> _Your instructions_: Print the listing from its top line through the line containing "const xTicks = [0,2,4,6,8,10];", nothing more, and leave out the pictures.

::: Data segment :::

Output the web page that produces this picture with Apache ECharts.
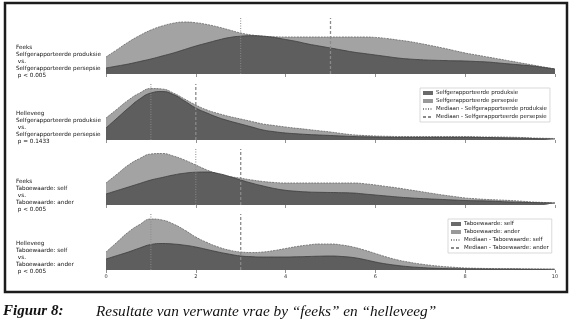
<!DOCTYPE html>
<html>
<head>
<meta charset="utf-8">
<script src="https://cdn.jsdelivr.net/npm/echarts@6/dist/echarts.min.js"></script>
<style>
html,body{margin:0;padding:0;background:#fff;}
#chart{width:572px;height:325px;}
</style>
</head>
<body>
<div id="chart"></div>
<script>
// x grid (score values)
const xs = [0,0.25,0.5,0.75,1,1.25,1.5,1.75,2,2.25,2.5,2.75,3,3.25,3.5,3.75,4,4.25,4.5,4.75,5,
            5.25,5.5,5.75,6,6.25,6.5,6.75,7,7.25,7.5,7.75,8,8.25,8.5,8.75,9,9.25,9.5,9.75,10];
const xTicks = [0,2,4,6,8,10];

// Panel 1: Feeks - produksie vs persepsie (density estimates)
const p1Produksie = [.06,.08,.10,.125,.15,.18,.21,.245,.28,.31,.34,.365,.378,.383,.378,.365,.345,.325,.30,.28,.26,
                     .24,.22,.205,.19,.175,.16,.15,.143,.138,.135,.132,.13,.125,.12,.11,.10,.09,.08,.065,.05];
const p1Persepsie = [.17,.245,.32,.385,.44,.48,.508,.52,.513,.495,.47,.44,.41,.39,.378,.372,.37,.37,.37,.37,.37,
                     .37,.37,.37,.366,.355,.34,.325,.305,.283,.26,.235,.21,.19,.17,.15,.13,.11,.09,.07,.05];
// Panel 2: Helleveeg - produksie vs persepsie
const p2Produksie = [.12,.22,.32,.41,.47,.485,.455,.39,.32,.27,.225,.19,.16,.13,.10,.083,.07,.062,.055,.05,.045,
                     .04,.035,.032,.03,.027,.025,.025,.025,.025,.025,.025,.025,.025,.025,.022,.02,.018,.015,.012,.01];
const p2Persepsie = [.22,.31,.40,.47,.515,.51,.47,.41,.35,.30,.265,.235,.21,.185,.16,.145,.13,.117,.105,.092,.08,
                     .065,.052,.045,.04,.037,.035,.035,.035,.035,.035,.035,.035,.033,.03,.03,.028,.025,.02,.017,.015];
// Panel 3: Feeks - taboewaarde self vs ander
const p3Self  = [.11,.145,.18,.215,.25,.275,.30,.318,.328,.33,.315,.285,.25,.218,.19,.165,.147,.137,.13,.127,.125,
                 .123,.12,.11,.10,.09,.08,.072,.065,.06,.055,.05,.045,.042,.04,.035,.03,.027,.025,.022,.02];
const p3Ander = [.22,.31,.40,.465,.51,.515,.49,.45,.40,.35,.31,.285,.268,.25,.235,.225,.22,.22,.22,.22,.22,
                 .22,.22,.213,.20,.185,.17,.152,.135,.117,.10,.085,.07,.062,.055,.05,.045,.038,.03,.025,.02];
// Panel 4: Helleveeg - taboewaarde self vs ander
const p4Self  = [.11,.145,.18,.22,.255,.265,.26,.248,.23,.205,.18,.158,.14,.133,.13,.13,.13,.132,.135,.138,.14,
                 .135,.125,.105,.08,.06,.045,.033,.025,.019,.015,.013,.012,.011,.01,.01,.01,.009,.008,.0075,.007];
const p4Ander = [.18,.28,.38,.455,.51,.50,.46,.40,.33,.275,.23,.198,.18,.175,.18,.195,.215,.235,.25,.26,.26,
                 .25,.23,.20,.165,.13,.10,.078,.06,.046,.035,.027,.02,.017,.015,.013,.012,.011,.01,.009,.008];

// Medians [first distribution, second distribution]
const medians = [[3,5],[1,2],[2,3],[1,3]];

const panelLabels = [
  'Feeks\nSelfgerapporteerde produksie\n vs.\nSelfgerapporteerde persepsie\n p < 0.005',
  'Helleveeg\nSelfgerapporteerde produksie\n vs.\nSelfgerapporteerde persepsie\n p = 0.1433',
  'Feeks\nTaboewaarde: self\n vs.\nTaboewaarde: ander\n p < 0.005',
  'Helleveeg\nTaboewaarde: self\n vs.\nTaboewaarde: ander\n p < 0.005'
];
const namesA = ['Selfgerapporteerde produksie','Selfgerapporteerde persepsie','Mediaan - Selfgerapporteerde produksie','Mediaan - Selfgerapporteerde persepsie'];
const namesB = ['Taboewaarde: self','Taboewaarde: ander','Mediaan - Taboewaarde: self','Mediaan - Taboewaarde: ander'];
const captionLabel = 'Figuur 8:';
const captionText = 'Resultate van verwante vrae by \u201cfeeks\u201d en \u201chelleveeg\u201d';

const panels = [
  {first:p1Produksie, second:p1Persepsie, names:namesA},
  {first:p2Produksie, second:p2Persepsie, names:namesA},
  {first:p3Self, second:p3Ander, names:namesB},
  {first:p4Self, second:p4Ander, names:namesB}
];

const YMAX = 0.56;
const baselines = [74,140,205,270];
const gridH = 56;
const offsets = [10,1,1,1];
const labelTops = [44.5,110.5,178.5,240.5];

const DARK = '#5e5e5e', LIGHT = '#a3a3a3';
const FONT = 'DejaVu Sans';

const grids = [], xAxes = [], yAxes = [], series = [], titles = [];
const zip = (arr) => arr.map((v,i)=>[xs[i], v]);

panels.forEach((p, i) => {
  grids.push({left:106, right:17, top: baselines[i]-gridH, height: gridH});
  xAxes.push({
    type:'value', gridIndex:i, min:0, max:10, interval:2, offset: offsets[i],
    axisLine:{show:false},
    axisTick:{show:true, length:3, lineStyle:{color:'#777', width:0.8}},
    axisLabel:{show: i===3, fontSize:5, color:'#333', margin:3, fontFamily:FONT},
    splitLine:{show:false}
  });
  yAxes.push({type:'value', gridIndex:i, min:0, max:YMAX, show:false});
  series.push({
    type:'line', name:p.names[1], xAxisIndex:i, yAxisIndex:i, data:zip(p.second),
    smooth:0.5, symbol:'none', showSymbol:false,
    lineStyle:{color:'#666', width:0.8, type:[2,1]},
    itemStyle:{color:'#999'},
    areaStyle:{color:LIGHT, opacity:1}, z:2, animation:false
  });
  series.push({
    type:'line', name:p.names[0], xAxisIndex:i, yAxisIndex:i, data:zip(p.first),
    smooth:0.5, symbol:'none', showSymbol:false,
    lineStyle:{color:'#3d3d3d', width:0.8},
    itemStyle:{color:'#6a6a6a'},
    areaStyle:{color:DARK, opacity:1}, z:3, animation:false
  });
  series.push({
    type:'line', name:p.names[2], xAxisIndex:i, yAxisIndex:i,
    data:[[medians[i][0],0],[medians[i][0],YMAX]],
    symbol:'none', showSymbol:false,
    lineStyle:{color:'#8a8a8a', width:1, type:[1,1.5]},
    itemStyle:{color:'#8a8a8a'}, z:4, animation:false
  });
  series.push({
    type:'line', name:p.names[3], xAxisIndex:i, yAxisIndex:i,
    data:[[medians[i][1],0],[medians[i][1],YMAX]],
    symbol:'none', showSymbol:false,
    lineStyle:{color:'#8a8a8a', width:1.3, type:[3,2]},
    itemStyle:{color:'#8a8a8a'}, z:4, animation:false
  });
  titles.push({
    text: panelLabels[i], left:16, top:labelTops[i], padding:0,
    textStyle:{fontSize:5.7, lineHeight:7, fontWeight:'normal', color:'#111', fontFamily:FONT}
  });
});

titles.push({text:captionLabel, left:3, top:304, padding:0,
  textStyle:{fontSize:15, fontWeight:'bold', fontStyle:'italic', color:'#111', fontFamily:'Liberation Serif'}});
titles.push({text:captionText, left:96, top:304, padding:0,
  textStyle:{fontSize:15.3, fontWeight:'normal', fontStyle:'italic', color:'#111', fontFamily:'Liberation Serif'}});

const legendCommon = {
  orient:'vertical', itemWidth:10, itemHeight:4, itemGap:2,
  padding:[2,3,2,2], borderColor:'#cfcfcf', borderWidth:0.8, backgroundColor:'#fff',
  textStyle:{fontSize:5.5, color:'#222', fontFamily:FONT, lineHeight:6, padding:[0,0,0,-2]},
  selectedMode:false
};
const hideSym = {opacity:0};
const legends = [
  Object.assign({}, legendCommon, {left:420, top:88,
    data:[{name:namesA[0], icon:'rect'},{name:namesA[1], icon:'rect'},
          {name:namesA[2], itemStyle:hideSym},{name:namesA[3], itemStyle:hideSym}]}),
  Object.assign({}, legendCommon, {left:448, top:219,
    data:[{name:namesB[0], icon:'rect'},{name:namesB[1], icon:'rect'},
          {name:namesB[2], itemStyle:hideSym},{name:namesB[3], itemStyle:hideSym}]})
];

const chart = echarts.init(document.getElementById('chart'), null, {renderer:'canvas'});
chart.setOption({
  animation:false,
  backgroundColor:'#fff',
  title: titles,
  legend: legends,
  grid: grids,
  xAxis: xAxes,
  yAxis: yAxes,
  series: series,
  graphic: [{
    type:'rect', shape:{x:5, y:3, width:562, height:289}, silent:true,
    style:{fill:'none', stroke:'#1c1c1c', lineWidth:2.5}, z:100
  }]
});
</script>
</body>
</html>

:::

> _Right answer_:
Output the web page that produces this picture with Apache ECharts.
<!DOCTYPE html>
<html>
<head>
<meta charset="utf-8">
<script src="https://cdn.jsdelivr.net/npm/echarts@6/dist/echarts.min.js"></script>
<style>
html,body{margin:0;padding:0;background:#fff;}
#chart{width:572px;height:325px;}
</style>
</head>
<body>
<div id="chart"></div>
<script>
// x grid (score values)
const xs = [0,0.25,0.5,0.75,1,1.25,1.5,1.75,2,2.25,2.5,2.75,3,3.25,3.5,3.75,4,4.25,4.5,4.75,5,
            5.25,5.5,5.75,6,6.25,6.5,6.75,7,7.25,7.5,7.75,8,8.25,8.5,8.75,9,9.25,9.5,9.75,10];
const xTicks = [0,2,4,6,8,10];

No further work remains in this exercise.